Based on an old reliable oil/silver ratio the price of silver should be more than twice as high as it is today, a bit more than $50 per ounce. During times of a more ‘physical economy' versus the ‘paper economy' we have now, oil and silver had a strong bond.
What many people don't know is that the oil price barely moved in the '60s. The most volatility to hit the oil market was when the price of oil dropped from $1.90 to $1.80. In the same decade there was an average correlation of 1.3 to 1 for oil and silver and in 1967 silver was more expensive than oil for a second.
In the '70s the oil price went from $2.24 to $11.58 because of the oil embargo. This had a strong impact on the price of silver, which rose from $1.39 to $4.39 over the same period.
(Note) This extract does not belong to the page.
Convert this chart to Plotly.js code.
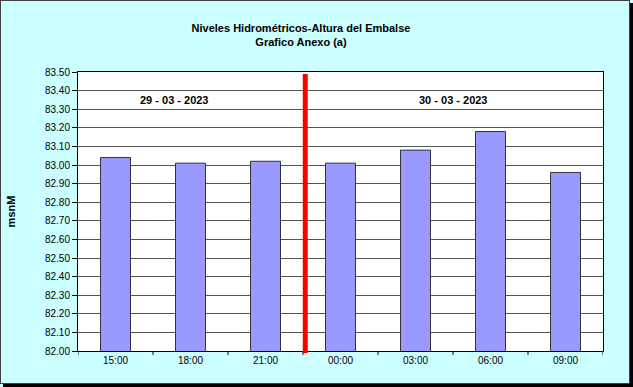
<!DOCTYPE html>
<html>
<head>
<meta charset="utf-8">
<script src="https://cdn.plot.ly/plotly-3.0.1.min.js"></script>
<style>
  html, body { margin: 0; padding: 0; background: #ffffff; }
  #wrap { position: relative; width: 633px; height: 387px; overflow: hidden; }
  #chart { position: absolute; left: 0; top: 0; width: 633px; height: 387px; }
  #frame { position: absolute; left: 0; top: 0; width: 628px; height: 382px;
           border: 1px solid #404040; box-shadow: 3px 3px 0 #000; pointer-events: none; }
</style>
</head>
<body>
<div id="wrap">
  <div id="chart"></div>
  <div id="frame"></div>
</div>
<script>
const categories = ["15:00", "18:00", "21:00", "00:00", "03:00", "06:00", "09:00"];
const levels = [83.04, 83.01, 83.02, 83.01, 83.08, 83.18, 82.96];
const dayLabels = ["29 - 03 - 2023", "30 - 03 - 2023"];
const dayLabelPos = [0.79, 4.5];
const dayChangePos = 2.53;

const trace = {
  type: "bar",
  x: categories.map((c, i) => i),
  y: levels,
  width: 0.4,
  marker: { color: "#9999FF", line: { color: "#333333", width: 1 } },
  hoverinfo: "skip"
};

const layout = {
  width: 633, height: 387,
  paper_bgcolor: "#CCFFFF",
  plot_bgcolor: "#FFFFFF",
  margin: { l: 78, r: 30, t: 72, b: 36 },
  showlegend: false,
  font: { family: "Liberation Sans, Arial, sans-serif", size: 10, color: "#000" },
  title: {
    text: "<b>Niveles Hidrométricos-Altura del Embalse<br>Grafico Anexo (a)</b>",
    font: { family: "Liberation Sans, Arial, sans-serif", size: 11, color: "#000" },
    x: 301 / 633, xref: "container", xanchor: "center",
    y: 1 - 32 / 387, yref: "container", yanchor: "middle"
  },
  xaxis: {
    type: "linear",
    range: [-0.5, 6.5],
    tickvals: categories.map((c, i) => i),
    ticktext: categories,
    showgrid: false,
    zeroline: false,
    showline: true, linecolor: "#000", linewidth: 1, mirror: true,
    ticks: "",
    tickfont: { size: 10 },
    fixedrange: true
  },
  yaxis: {
    range: [82.0, 83.5],
    dtick: 0.1,
    tick0: 82.0,
    tickformat: ".2f",
    showgrid: true, gridcolor: "#555555", gridwidth: 1,
    zeroline: false,
    showline: true, linecolor: "#000", linewidth: 1, mirror: true,
    ticks: "outside", ticklen: 5, tickcolor: "#000",
    tickfont: { size: 10 },
    title: { text: "<b>msnM</b>", font: { size: 11 }, standoff: 27 },
    fixedrange: true
  },
  shapes: [],
  annotations: dayLabels.map((t, i) => ({
    x: dayLabelPos[i], y: 83.35, xref: "x", yref: "y",
    text: "<b>" + t + "</b>", showarrow: false,
    font: { size: 11, color: "#000" }, xanchor: "center", yanchor: "middle"
  }))
};

// x ticks at category boundaries (outside)
for (let i = 0; i <= categories.length; i++) {
  layout.shapes.push({
    type: "line", xref: "x", yref: "paper",
    x0: i - 0.5, x1: i - 0.5, y0: 0, y1: -0.014,
    line: { color: "#000", width: 1 }
  });
}
// red day-change line
layout.shapes.push({
  type: "line", xref: "x", yref: "paper",
  x0: dayChangePos, x1: dayChangePos, y0: -0.007, y1: 0.993,
  line: { color: "#FF0000", width: 5 }
});

Plotly.newPlot("chart", [trace], layout, { staticPlot: true, displayModeBar: false });
</script>
</body>
</html>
This put the oil to silver ratio on a whole other level of 3.0 to 1. Only by the end of the '70s the ratio dropped back to 1.5 to 1.
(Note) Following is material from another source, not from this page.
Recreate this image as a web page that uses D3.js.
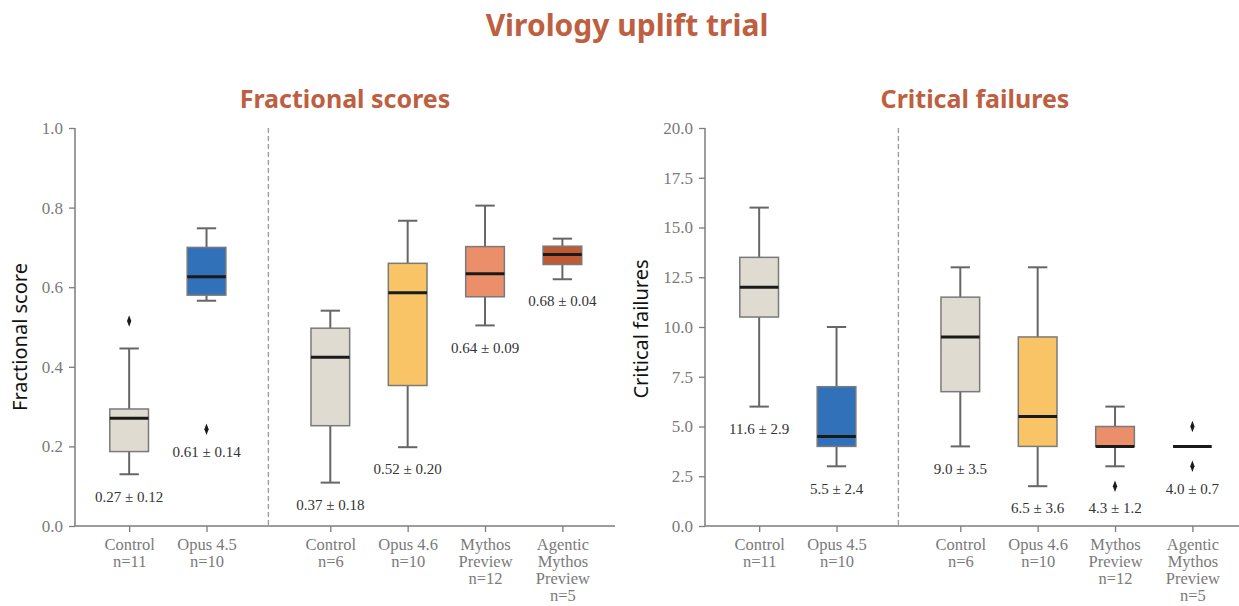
<!DOCTYPE html>
<html>
<head>
<meta charset="utf-8">
<script src="https://cdn.jsdelivr.net/npm/d3@7"></script>
<style>
  body { margin: 0; background: #fff; }
  .tick text { font-family: "Liberation Serif", serif; }
</style>
</head>
<body>
<script>
// categories (x tick labels, one entry per line)
const categories = [
    ["Control", "n=11"],
    ["Opus 4.5", "n=10"],
    ["Control", "n=6"],
    ["Opus 4.6", "n=10"],
    ["Mythos", "Preview", "n=12"],
    ["Agentic", "Mythos", "Preview", "n=5"]
];
const boxColors = ["#dfdbd1", "#3171b9", "#dfdbd1", "#f9c466", "#eb8f6b", "#c05a35"];

// Fractional scores
const fracLow = [0.130, 0.566, 0.109, 0.198, 0.504, 0.620];
const fracQ1 = [0.187, 0.580, 0.252, 0.353, 0.576, 0.657];
const fracMed = [0.271, 0.626, 0.424, 0.586, 0.634, 0.682];
const fracQ3 = [0.294, 0.700, 0.497, 0.660, 0.702, 0.703];
const fracHigh = [0.446, 0.748, 0.541, 0.767, 0.805, 0.722];
const fracOutliers = [[0.515], [0.243], [], [], [], []];
const fracLabels = ["0.27 ± 0.12", "0.61 ± 0.14", "0.37 ± 0.18", "0.52 ± 0.20", "0.64 ± 0.09", "0.68 ± 0.04"];
const fracTicks = [0, 0.2, 0.4, 0.6, 0.8, 1.0];

// Critical failures
const critLow = [6, 3, 4, 2, 3, 4];
const critQ1 = [10.5, 4, 6.75, 4, 4, 4];
const critMed = [12, 4.5, 9.5, 5.5, 4, 4];
const critQ3 = [13.5, 7, 11.5, 9.5, 5, 4];
const critHigh = [16, 10, 13, 13, 6, 4];
const critOutliers = [[], [], [], [], [2], [3, 5]];
const critLabels = ["11.6 ± 2.9", "5.5 ± 2.4", "9.0 ± 3.5", "6.5 ± 3.6", "4.3 ± 1.2", "4.0 ± 0.7"];
const critTicks = [0, 2.5, 5, 7.5, 10, 12.5, 15, 17.5, 20];

const W = 1239, H = 606;
const accent = "#bd5f40";
const axisGray = "#7d7d7d";

const svg = d3.select("body").append("svg")
    .attr("width", W)
    .attr("height", H);

svg.append("text")
    .attr("x", 627)
    .attr("y", 36)
    .attr("text-anchor", "middle")
    .attr("fill", accent)
    .style("font-family", "'Noto Sans', sans-serif")
    .style("font-weight", 700)
    .style("font-size", "30px")
    .text("Virology uplift trial");

// slot position: first group 0,1 then gap before second group
const slot = i => i + (i >= 2 ? 0.6 : 0);

function drawPanel(opt) {
    const innerW = 540;
    const top = 128, bottom = 526;

    const g = svg.append("g").attr("transform", `translate(${opt.left},0)`);

    const x = d3.scaleLinear().domain([-0.7, 6.28]).range([0, innerW]);
    const y = d3.scaleLinear().domain([0, opt.yMax]).range([bottom, top]);
    const bw = x(0.5) - x(0);

    g.append("text")
        .attr("x", innerW / 2)
        .attr("y", 108)
        .attr("text-anchor", "middle")
        .attr("fill", accent)
        .style("font-family", "'Noto Sans', sans-serif")
        .style("font-weight", 700)
        .style("font-size", "25px")
        .text(opt.title);

    // y axis
    const yAxisG = g.append("g")
        .call(d3.axisLeft(y).tickValues(opt.ticks).tickFormat(d3.format(".1f")).tickSize(6).tickPadding(6));
    yAxisG.select(".domain").attr("stroke", axisGray).attr("stroke-width", 1.5).attr("d", `M0,${top}V${bottom}`);
    yAxisG.selectAll(".tick line").attr("stroke", axisGray).attr("stroke-width", 1.3);
    yAxisG.selectAll(".tick text")
        .attr("fill", "#7a7a7a")
        .style("font-size", "17px");

    // x axis
    const xAxisG = g.append("g")
        .attr("transform", `translate(0,${bottom})`)
        .call(d3.axisBottom(x).tickValues(categories.map((c, i) => slot(i))).tickFormat("").tickSize(6));
    xAxisG.select(".domain").attr("stroke", axisGray).attr("stroke-width", 1.5).attr("d", `M0,0H${innerW}`);
    xAxisG.selectAll(".tick line").attr("stroke", axisGray).attr("stroke-width", 1.3);
    xAxisG.selectAll(".tick").each(function (d, i) {
        const t = d3.select(this).append("text")
            .attr("fill", "#7a7a7a")
            .attr("text-anchor", "middle")
            .style("font-size", "16.5px");
        categories[i].forEach((line, k) => {
            t.append("tspan").attr("x", 0).attr("y", 24 + k * 17).text(line);
        });
    });

    // y axis label
    g.append("text")
        .attr("transform", `translate(${opt.labelX},${opt.labelY}) rotate(-90)`)
        .attr("text-anchor", "middle")
        .attr("fill", "#111")
        .style("font-family", "'Noto Sans', sans-serif")
        .style("font-size", "20px")
        .text(opt.yLabel);

    // separator
    g.append("line")
        .attr("x1", x(1.8)).attr("x2", x(1.8))
        .attr("y1", top).attr("y2", bottom)
        .attr("stroke", "#9a9a9a")
        .attr("stroke-width", 1.3)
        .attr("stroke-dasharray", "5,3");

    const boxes = g.selectAll(".box")
        .data(categories.map((c, i) => i))
        .join("g")
        .attr("class", "box")
        .attr("transform", i => `translate(${x(slot(i))},0)`);

    // whiskers
    boxes.append("line")
        .attr("y1", i => y(opt.low[i])).attr("y2", i => y(opt.q1[i]))
        .attr("stroke", "#666").attr("stroke-width", 2);
    boxes.append("line")
        .attr("y1", i => y(opt.q3[i])).attr("y2", i => y(opt.high[i]))
        .attr("stroke", "#666").attr("stroke-width", 2);
    boxes.filter(i => opt.low[i] !== opt.q1[i]).append("line")
        .attr("x1", -bw / 4).attr("x2", bw / 4)
        .attr("y1", i => y(opt.low[i])).attr("y2", i => y(opt.low[i]))
        .attr("stroke", "#666").attr("stroke-width", 2);
    boxes.filter(i => opt.high[i] !== opt.q3[i]).append("line")
        .attr("x1", -bw / 4).attr("x2", bw / 4)
        .attr("y1", i => y(opt.high[i])).attr("y2", i => y(opt.high[i]))
        .attr("stroke", "#666").attr("stroke-width", 2);

    // box
    boxes.append("rect")
        .attr("x", -bw / 2)
        .attr("width", bw)
        .attr("y", i => y(opt.q3[i]))
        .attr("height", i => y(opt.q1[i]) - y(opt.q3[i]))
        .attr("fill", i => boxColors[i])
        .attr("stroke", "#7a7a7a")
        .attr("stroke-width", 1.5);

    // median
    boxes.append("line")
        .attr("x1", -bw / 2).attr("x2", bw / 2)
        .attr("y1", i => y(opt.med[i])).attr("y2", i => y(opt.med[i]))
        .attr("stroke", "#1a1a1a").attr("stroke-width", 3);

    // outliers
    const diamond = d3.symbol().type(d3.symbolDiamond).size(38);
    boxes.selectAll(".out")
        .data(i => opt.outliers[i])
        .join("path")
        .attr("class", "out")
        .attr("d", diamond)
        .attr("transform", v => `translate(0,${y(v)}) scale(0.65,1)`)
        .attr("fill", "#1a1a1a");

    // mean +- sd label under the lowest point
    boxes.append("text")
        .attr("y", i => y(d3.min([opt.low[i], ...opt.outliers[i]])) + 22)
        .attr("dy", "0.35em")
        .attr("text-anchor", "middle")
        .attr("fill", "#333")
        .style("font-family", "'Liberation Serif', serif")
        .style("font-size", "15px")
        .text(i => opt.labels[i]);
}

drawPanel({
    left: 75, title: "Fractional scores", yLabel: "Fractional score", labelX: -48, labelY: 337,
    yMax: 1, ticks: fracTicks,
    low: fracLow, q1: fracQ1, med: fracMed, q3: fracQ3, high: fracHigh,
    outliers: fracOutliers, labels: fracLabels
});

drawPanel({
    left: 705, title: "Critical failures", yLabel: "Critical failures", labelX: -57, labelY: 329,
    yMax: 20, ticks: critTicks,
    low: critLow, q1: critQ1, med: critMed, q3: critQ3, high: critHigh,
    outliers: critOutliers, labels: critLabels
});
</script>
</body>
</html>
The paper era changed everything however. money in paper investments never completely made it into the physical markets and the oil to silver ratio rose to a peak of 6.5 to 1 in 2008. The panic in 2011 brought it back to 3.2 for a little while, but the ratio is already back up to 5.3 to 1.
If we would ever go back to a ‘physical economy' and traditional correlations would return, the silver price should hover around $50 per ounce when you take into account the current price of oil (which is already depressed).